The Russians are not known for shotguns. Even though they’ve made huge contributions to the military arms world, they’ve had little impact on high-quality doubles. But that doesn’t mean the Russians have never made great a great side-by-side. In fact, the two you see are fantastic doubles, and they’re right up there with some the finest shotguns in the world.
These side-by-sides were made by the Tula Arms Plant (Tulsky Oruzheiny Zavod), a Russian weapons manufacturer founded in 1712 by Tsar Peter I of Russia. The company is still around , and they’re still turning out double shotguns, including this model which is the ancestor of the two below.
From what I’ve been told, Tula made side-by-sides int he 1950s to supply the Soviets with shotguns for the ’52 Olympics. The company produced two models, including one based on Purdey’s famous Beesley-actioned side by side. After the Olympics, the company continue making these side-by-sides on a limited basis (the Olympic shooters had switched over to Tula-made O/Us).
Lot 171: TULA. A RARE AND HISTORIC 12-BORE “RUSSIAN PURDEY” SELF-OPENING SIDELOCK EJECTOR GUN, NO. 7340, PRESENTED TO HAROLD MACMILLAN BY PRESIDENT KHRUSHCHEV ON HIS HISTORIC VISIT IN 1959
29 3/8-inch chopper-lump barrels with 2 3/4-inch chambers, about full and extra full choke borings, mid extension, the breeches lined with gold, solid machined rib, the frame, locks and top lever with bouquet and scroll engraving and retaining all of their original hardening colour, with further outline gold inlaid detail, the date “1957” inlaid on the action base, the fences carved with further scrollwork, gold cocking indicators, articulated front trigger, 14 1/2-inch figured stock with inset gold plaque bearing presentation inscription, 7lb. 9oz., Russian nitro proof, in its maker’s presentation case with leather outer cover
The gun appears unused. Built to Purdey specification by the state Tula Armoury, the gun is one of a limited number produced for high ranking officials and presentation to overseas leaders.
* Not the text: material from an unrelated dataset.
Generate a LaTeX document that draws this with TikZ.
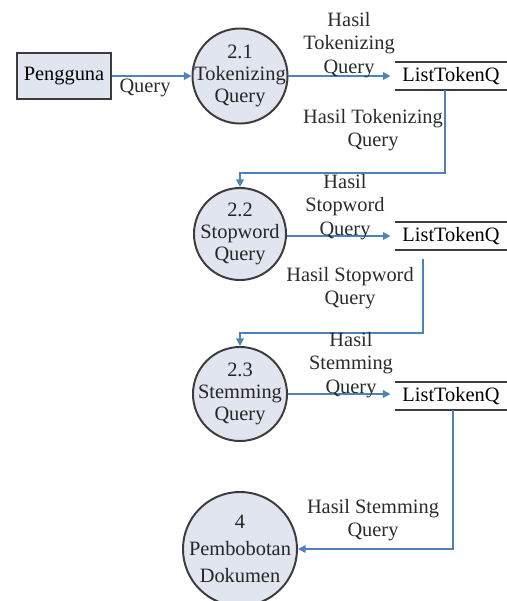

The gun was presented to Prime Minister Harold Macmillan by Nikita Khrushchev during the historic 1959 visit to Moscow at the height of the Cold War. It is of superb quality and is exquisitely finished with a presentation gold plaque set in to the stock and it remains unused in its original presentation case. Inscription on plaque reads:
“The gun was presented to Prime Minister Harold Macmillan by Nikita Krushchev during the historic 1959 visit to Moscow at the height of the Cold War,” says auctioneer Gavin Gardiner.
Estimate: £20000-30000 ($30,000- $45,000)
For comparison, here’s a similar TULA that appeared on the market in 2009:
Lot: 1168. TULA ARSENAL MC-11 BEESLEY SELF-OPENING ACTION PIGEON GUN WITH CASE (A RUSSIAN PURDEY). SN 631093. Cal. 12 Bore. 2-3/4″ Chambers. This gun, the subject of an article in “American Rifleman” by Roger Barlow, has 29-1/2″ chopper lump bbls with raised, matted, flat pigeon rib, with 3 gold bands at breech. Bbl flats have Russian proofs, and SN. Robust action, built on Beesley’s self-opening patent, as were most all best quality Purdey hammerless guns since 1880, features non-automatic safety, gold-plated double triggers (front articulated), bushed strikers, and hidden third fastener. Action and lockplates are engraved with background of well cut scroll, with relief vignettes of game animals and dogs; a pair of moose on bottom of action; pair of pointers and pheasants on right lockplate; pair of setters and quail on left lockplate. Fences are high relief carved with grape and grape-leaf design. Top lever has matching grape leaves. All of this work is surrounded and accented by gold inlaid border with scroll terminations. Blued trigger guard with matching embellishment depicts a pair of woodcock in flight. SN is inlaid in gold on tang. Fiddleback figured, light honey blond European walnut straight grip buttstock measures 14-1/2″ over checkered wood butt, and features drop points, and 24 LPI point pattern checkering with mullered borders. Matching splinter forend has Anson release, and contains unusual ejector system. Bore diameter: left -.729, right -.729. Bore restrictions: left -.048, right -.038. Wall thickness: left -.034, right -.037. Drop at heel: 2-5/8″, drop at comb: 1-3/16″. Weight: 8 lbs. 3.5 oz, LOP 14-1/2″. Leather case has leather corners. Interior is lined in wine colored cloth, with Abercrombie & Fitch leather label, and contains a pair of snap caps. Accompanied by an issue of “American Rifleman” dated Feb. 1973; and a copy of “Treasury of Sporting Guns,” both of which feature this fine shotgun.
CONDITION: Excellent. Bbls retain virtually all of their original blue. Action retains 90% of its case color, silvering on bottom beads, and tips of fences. Lockplates retain virtually all of their case color. Trigger guard and top lever are silvering very slightly on sharp edges. Stock retains virtually all its oil finish. Action is tight. Bbls are on face. Ejectors are in time. Bores are excellent, bright and shiny with no visible imperfections. Case is near new. A meticulously crafted and finished gun, workmanship of the highest order. Sold for $17,250.00.